How can this dichotomy exist, and with such emotional polarity?
The missing link appears to be purpose. But, the to-do list of motherhood IS purposeful. Laundry, cleaning, cooking- all purpose laden because they involve an enormous role that we’ve taken on. We can’t omit them from our weeks. They are part of parenting, but so is going to the park with your husband and children and climbing the treehouse together, or confiscating your five-year old’s scooter to ride as fast as you can downhill.
The difference is that those things are fun, they’re fulfilling. My heart literally feels full after moments of that kind, a balloon slowly inflating, and my chest stays swollen for hours beyond.
Laundry, not so much.
But, we can’t run off all the time in search of satisfying interactions with friends and family. The purposeful drudgery has to happen, to remind us of how sweet the alternative is, and so your son can get back into his favorite sweatpants after you do it, his face lighting up and inflating your balloon of a heart a lil', on a Tuesday morning.

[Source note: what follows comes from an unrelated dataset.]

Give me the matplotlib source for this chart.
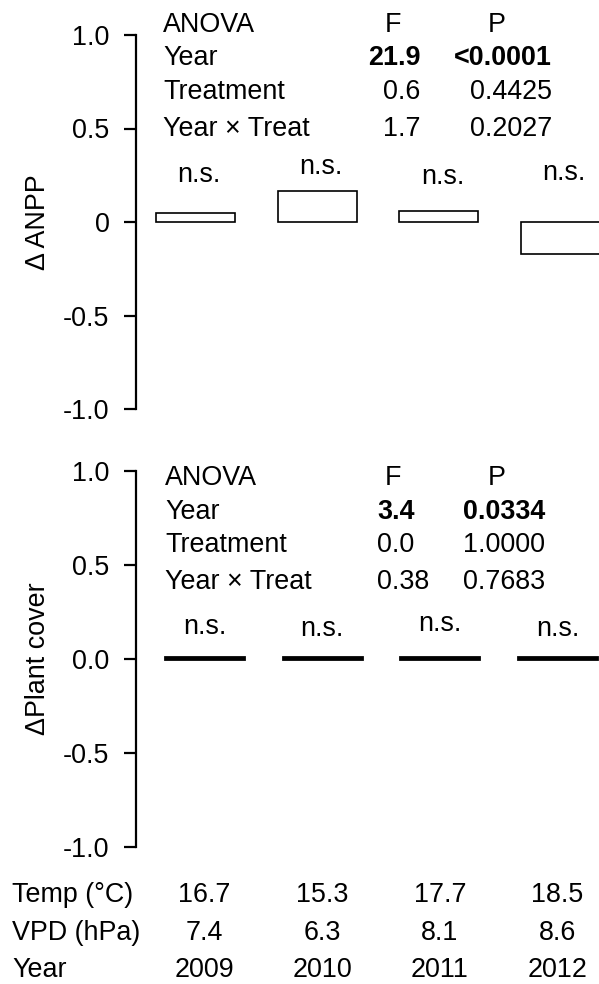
"""Year effects on delta ANPP and delta plant cover, with ANOVA tables and climate rows."""

import matplotlib

matplotlib.use("Agg")
import matplotlib.pyplot as plt
import matplotlib.transforms as mtransforms
import numpy as np

YEARS = ["2009", "2010", "2011", "2012"]
TEMP = ["16.7", "15.3", "17.7", "18.5"]
VPD = ["7.4", "6.3", "8.1", "8.6"]

# bar heights
D_ANPP = [0.049, 0.165, 0.058, -0.171]
D_COVER = [0.008, 0.008, 0.009, 0.013]

SIG_ANPP = ["n.s.", "n.s.", "n.s.", "n.s."]
SIG_COVER = ["n.s.", "n.s.", "n.s.", "n.s."]

ANOVA_TERMS = ["Year", "Treatment", "Year \u00d7 Treat"]
ANPP_F = ["21.9", "0.6", "1.7"]
ANPP_P = ["<0.0001", "0.4425", "0.2027"]
COVER_F = ["3.4", "0.0", "0.38"]
COVER_P = ["0.0334", "1.0000", "0.7683"]

W, H = 599, 984
FS = 19.4
plt.rcParams["font.family"] = ["Liberation Sans", "DejaVu Sans"]

fig = plt.figure(figsize=(W / 100, H / 100), dpi=100)


def px_axes(x0, y_top, y_bot):
    return fig.add_axes([x0 / W, 1 - y_bot / H, (W - x0) / W, (y_bot - y_top) / H])


def style(ax, ticklabels, xlim):
    for s in ["top", "right", "bottom"]:
        ax.spines[s].set_visible(False)
    ax.spines["left"].set_linewidth(1.6)
    ax.spines["left"].set_bounds(-1, 1)
    ax.set_ylim(-1, 1)
    ax.set_xlim(*xlim)
    ax.set_yticks([1, 0.5, 0, -0.5, -1])
    ax.set_yticklabels(ticklabels)
    ax.tick_params(axis="y", length=8.6, width=1.6, pad=10.5, labelsize=FS)
    ax.set_xticks([])
    ax.patch.set_visible(False)


x = np.arange(len(YEARS))
LABEL_X = -(136 - 38) / (W - 136)

# ---- top panel: delta ANPP
ax1 = px_axes(136, 35, 409)
style(ax1, ["1.0", "0.5", "0", "-0.5", "-1.0"], (-0.49, 3.318))
ax1.bar(x, D_ANPP, 0.651, facecolor="white", edgecolor="black", linewidth=1.2, clip_on=False)
for xi, s, y in zip(x, SIG_ANPP, [0.214, 0.258, 0.205, 0.222]):
    ax1.text(xi + 0.03, y, s, ha="center", va="baseline", fontsize=FS)
ax1.set_ylabel("\u0394 ANPP", fontsize=FS, va="center")
ax1.yaxis.set_label_coords(LABEL_X, 0.5)

rows1 = [1.017, 0.84, 0.657, 0.46]
ax1.text(-0.268, rows1[0], "ANOVA", ha="left", va="baseline", fontsize=FS)
ax1.text(1.62, rows1[0], "F", ha="center", va="baseline", fontsize=FS)
ax1.text(2.477, rows1[0], "P", ha="center", va="baseline", fontsize=FS)
for i, (term, f, p) in enumerate(zip(ANOVA_TERMS, ANPP_F, ANPP_P)):
    w = "bold" if i == 0 else "normal"
    y = rows1[i + 1]
    ax1.text(-0.268, y, term, ha="left", va="baseline", fontsize=FS)
    ax1.text(1.851, y, f, ha="right", va="baseline", fontsize=FS, fontweight=w)
    ax1.text(2.931, y, p, ha="right", va="baseline", fontsize=FS, fontweight=w)

# ---- bottom panel: delta plant cover
ax2 = px_axes(136, 471, 847)
style(ax2, ["1.0", "0.5", "0.0", "-0.5", "-1.0"], (-0.582, 3.352))
ax2.bar(x, D_COVER, 0.671, facecolor="white", edgecolor="black", linewidth=2.0, clip_on=False)
for xi, s, y in zip(x, SIG_COVER, [0.133, 0.124, 0.147, 0.124]):
    ax2.text(xi, y, s, ha="center", va="baseline", fontsize=FS)
ax2.set_ylabel("\u0394Plant cover", fontsize=FS, va="center")
ax2.yaxis.set_label_coords(LABEL_X, 0.5)

rows2 = [0.924, 0.747, 0.569, 0.373]
ax2.text(-0.336, rows2[0], "ANOVA", ha="left", va="baseline", fontsize=FS)
ax2.text(1.601, rows2[0], "F", ha="center", va="baseline", fontsize=FS)
ax2.text(2.485, rows2[0], "P", ha="center", va="baseline", fontsize=FS)
for i, (term, f, p) in enumerate(zip(ANOVA_TERMS, COVER_F, COVER_P)):
    w = "bold" if i == 0 else "normal"
    y = rows2[i + 1]
    ax2.text(-0.336, y, term, ha="left", va="baseline", fontsize=FS)
    ax2.text(1.466, y, f, ha="left", va="baseline", fontsize=FS, fontweight=w)
    ax2.text(2.196, y, p, ha="left", va="baseline", fontsize=FS, fontweight=w)

# ---- climate table under the panels
trans = mtransforms.blended_transform_factory(ax2.transData, fig.transFigure)
table = [("Temp (\u00b0C)", TEMP, 902), ("VPD (hPa)", VPD, 940), ("Year", YEARS, 977)]
for label, vals, ypx in table:
    fig.text(12 / W, 1 - ypx / H, label, ha="left", va="baseline", fontsize=FS)
    for xi, v in zip(x, vals):
        ax2.text(xi, 1 - ypx / H, v, transform=trans, ha="center", va="baseline", fontsize=FS)

fig.savefig("out.png", dpi=100)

It’s okay to sometimes lose yourself in the phone. The folded underwear and rumpled shirts in front of you won’t mind. Inspiration and information abound on social media, even if a lot of sifting is required to get there. Embrace the connection that can be found as you sit on a to-do list that isn’t nearly as fun as riding fast down a hill or racing your son and losing fair and square with a belly laugh.
But, on this to-do list day in the tub, my phone was at 1%, so I set it aside and noticed my senses, experienced being unstimulated, and got my hair wet. These moments, alone and silent, shouldn’t be stolen by mindless social media surfing. There's a discomfort with idleness that we've all come to feel because stimulation is consistently at our fingertips in a plethora of forms. Birthing, allowing, and nurturing occasions of nothingness can help center us and rebalance that habitual restlessness. Instead of finishing the bath sweaty and heavy, I felt dewy, light, and uplifted; ready to conquer the list, to answer the calls of the crock pot below, to be present with my daughter and the boys, after they returned from school.
What I’m trying to say is that it’s not about good or bad, yes or no. This isn’t a black and white issue. Sometimes we need that connection, even if it’s vaguely false in its cyber nature. But, it’s important to protect the moments that we can fill up without it, guard them with our heart balloons so that we can be walking on high as often as life permits.
*Tips for helping with phone addiction:
-Turn your phone to grayscale. Pictures aren’t nearly as interesting in black and white. Just press the home key 3 times to switch back and forth.
-Move your apps that prove to be the greatest offenders around, so your fingers can’t mindlessly wander to them.
-Commit to keeping the phone in a drawer for the first 20 minutes upon waking. Starting off on the right foot can set the tone for the rest of your day. Of course, this requires nixing it as an alarm clock.
-Make certain rooms tech-free, like the bathroom. (You might have to think in there. Gasp!)
-Give yourself 10 minutes with it at night, and then agree to tune into your spouse instead.
-Never while eating, and please, never with friends.